Als Kind und Jugendliche liebt sie ihren Vater und befolgt seine Befehle unhinterfragt, was ihr zum Verhängnis wird. Als Erwachsene wird sie wiederum von zwei Männern, die sie liebt, zurückgewiesen und als Konsequenz wünscht sie sich den Tod. Nur dieser kann sie erretten. Mehrfach misslingen ihre Suizide, Pauline ist zum Leben verdammt scheint es:

„am Tag vor der Eröffnung meines Prozesses, als ich zum dritten Mal versucht habe, mir das Leben zu nehmen. Alle sagten, ich sei abermals «gerettet» worden, während ich dachte, ich sei abermals am Sterben «gehindert» worden.“

Besonders bestürzend waren die Lynchjustiz und Racheakte der vorgeblichen Résistance. Erbarmungslos schildert der Autor, was man dem jungen Mädchen antut. Die Zeilen sind drastisch, kaum zu ertragen vor Brutalität und man fragt sich, ob der Krieg wirklich alles Menschliche in der Bevölkerung ausgelöscht hat und dass sie vorgefertigte Wahrheiten der tatsächlichen Realität vorziehen. Vieles im Leben von Pauline ist durch die Umstände und vor allem den Krieg bestimmt. Ihr Leben wäre ein gänzlich anderes gewesen, wäre sie in anderen Zeiten großgeworden. Aber so funktioniert nun einmal das Schicksal, es sind die Umstände, die die Menschen zu dem werden lassen, was sie letztlich sind. Und es sind die Worte, die wir gebrauchen, um sie zu beschreiben, die sie zu dem werden lassen, was wir in ihnen sehen wollen. Doch manchmal ist auch die Sprache nicht ausreichend:

„Die Vorsätzlichkeit qualifiziert das Verbrechen als Mord, als assassinat. Doch das Substantiv assassine, mit dem eine Frau zu bezeichnen wäre, die vorsätzlich gemordet hat, existiert in der französischen Sprache nicht; die Form ist nur als Adjektiv gebräuchlich. Maître Floriot und die anderen arrangierten sich mit dieser Unzulänglichkeit des Französischen.“

Aber man findet Wege, sich zu arrangieren.

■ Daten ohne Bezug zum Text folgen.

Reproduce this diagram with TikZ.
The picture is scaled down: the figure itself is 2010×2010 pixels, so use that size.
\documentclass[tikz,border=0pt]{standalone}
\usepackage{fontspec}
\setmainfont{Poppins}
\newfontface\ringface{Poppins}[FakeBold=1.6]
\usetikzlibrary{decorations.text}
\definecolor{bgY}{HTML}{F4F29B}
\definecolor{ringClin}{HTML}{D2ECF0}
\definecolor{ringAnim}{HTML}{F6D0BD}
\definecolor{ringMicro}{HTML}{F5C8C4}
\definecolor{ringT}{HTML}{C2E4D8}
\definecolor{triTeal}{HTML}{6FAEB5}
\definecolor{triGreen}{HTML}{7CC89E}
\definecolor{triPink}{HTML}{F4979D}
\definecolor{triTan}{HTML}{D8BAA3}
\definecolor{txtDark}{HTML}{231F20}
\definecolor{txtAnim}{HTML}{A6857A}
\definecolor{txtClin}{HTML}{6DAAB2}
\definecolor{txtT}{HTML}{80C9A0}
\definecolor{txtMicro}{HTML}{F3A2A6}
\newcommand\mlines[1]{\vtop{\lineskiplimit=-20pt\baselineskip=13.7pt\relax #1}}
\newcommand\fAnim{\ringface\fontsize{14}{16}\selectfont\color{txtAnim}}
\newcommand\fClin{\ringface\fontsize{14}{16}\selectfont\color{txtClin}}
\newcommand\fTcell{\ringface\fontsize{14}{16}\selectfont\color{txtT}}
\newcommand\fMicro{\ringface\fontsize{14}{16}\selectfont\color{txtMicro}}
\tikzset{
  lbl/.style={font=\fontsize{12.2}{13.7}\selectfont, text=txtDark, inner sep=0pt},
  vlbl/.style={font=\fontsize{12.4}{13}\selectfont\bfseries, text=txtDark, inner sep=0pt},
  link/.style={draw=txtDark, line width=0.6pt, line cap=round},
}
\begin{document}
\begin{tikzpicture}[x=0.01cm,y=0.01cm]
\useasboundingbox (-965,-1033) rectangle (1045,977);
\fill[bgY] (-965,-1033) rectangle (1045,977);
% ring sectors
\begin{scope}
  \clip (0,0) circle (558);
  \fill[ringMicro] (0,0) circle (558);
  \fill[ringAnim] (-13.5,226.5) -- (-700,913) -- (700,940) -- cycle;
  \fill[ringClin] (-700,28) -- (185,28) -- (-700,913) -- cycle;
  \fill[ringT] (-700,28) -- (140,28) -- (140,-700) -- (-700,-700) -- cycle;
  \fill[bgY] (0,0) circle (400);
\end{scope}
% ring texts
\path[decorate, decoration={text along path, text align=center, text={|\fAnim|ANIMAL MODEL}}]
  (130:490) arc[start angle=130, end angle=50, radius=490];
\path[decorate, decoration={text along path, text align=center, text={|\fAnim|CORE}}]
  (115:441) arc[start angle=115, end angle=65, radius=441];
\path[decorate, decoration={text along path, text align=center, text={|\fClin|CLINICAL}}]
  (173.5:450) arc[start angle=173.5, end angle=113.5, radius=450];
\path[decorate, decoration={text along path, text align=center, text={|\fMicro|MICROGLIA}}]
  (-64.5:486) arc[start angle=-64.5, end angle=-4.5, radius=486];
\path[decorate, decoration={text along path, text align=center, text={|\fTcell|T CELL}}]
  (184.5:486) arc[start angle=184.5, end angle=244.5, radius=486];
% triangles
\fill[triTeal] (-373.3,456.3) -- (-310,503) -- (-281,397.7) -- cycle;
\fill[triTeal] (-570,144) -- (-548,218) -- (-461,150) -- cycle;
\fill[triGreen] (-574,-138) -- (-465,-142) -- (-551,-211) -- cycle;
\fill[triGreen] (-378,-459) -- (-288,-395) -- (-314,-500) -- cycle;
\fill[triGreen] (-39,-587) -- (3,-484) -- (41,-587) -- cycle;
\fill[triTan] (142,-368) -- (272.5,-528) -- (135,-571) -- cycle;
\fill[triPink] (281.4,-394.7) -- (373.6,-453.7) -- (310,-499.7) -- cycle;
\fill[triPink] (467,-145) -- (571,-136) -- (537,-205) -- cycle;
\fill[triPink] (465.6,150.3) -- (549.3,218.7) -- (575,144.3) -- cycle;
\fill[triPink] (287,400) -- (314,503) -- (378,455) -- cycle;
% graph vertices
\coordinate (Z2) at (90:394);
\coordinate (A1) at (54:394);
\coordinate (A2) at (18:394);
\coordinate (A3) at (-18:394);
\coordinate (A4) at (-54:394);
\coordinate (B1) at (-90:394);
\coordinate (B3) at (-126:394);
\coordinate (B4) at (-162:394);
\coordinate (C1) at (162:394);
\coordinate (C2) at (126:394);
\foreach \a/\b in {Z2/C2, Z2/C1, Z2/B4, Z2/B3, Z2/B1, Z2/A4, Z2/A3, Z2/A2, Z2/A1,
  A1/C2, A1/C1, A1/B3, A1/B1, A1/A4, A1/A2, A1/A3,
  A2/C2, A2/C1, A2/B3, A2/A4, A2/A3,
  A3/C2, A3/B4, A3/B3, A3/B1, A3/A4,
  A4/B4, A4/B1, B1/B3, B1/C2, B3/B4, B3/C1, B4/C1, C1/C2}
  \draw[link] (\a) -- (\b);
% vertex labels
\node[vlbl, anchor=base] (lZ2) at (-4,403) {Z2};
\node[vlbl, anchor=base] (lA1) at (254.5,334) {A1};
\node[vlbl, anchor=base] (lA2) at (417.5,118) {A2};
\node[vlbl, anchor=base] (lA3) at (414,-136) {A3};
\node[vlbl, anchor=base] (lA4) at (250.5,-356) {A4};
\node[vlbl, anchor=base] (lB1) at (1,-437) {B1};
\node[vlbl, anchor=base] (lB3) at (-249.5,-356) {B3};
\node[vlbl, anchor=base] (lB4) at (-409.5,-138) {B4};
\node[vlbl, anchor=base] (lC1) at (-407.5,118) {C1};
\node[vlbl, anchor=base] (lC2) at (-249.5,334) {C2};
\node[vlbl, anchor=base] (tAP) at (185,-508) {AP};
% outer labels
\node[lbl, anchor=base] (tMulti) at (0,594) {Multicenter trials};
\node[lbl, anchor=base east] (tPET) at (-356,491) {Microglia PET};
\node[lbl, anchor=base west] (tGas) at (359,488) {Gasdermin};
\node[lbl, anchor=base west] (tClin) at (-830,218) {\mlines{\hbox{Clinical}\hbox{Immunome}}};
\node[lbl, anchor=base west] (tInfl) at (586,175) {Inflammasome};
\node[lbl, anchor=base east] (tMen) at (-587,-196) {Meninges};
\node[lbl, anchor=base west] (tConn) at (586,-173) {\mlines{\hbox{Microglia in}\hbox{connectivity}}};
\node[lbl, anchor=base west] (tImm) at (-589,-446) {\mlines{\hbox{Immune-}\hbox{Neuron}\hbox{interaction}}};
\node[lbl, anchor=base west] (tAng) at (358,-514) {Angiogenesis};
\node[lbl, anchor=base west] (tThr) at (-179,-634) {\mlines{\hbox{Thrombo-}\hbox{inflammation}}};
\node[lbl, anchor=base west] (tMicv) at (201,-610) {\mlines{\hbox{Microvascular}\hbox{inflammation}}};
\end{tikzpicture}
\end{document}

Ein beeindruckend und nachhaltig wirkendes Buch über eine Frau, die so viel Hoffnung hatte und die in ihrem Leben einfach kein Glück finden konnte. Wie es wirklich war, wird sich nie herausfinden lassen. Ihr Abschiedsbrief, in dem sie sich offenbar erklärte, ist verschollen und so bleiben nur die Prozessakten, ein Film und das, was wir uns über sie zusammenreimen. Aber das ist nicht wichtig, Jen-Luc Seigle hat ihr eine Stimme gegeben, endlich ihre Version der Wahrheit zu erzählen.

Interessanterweise habe ich gestern ein Feature über „Erfundene Wahrheiten“ in der Fiktion gehört. Es scheint seit einiger Zeit einen Trend auf dem Buchmarkt zu geben, dass sich Bücher, die auf realen Begebenheit beruhen, besonders gut verkaufen. Welche Gefahren darin liegen, wird dabei sehr schön auch aufgezeigt. Letztlich ist aber doch Realität eine Konstruktion, die sich jeder selbst macht. Wir kreieren unsere Welt und darin ist glücklicherweise auch Platz für lesenswerte Geschichten.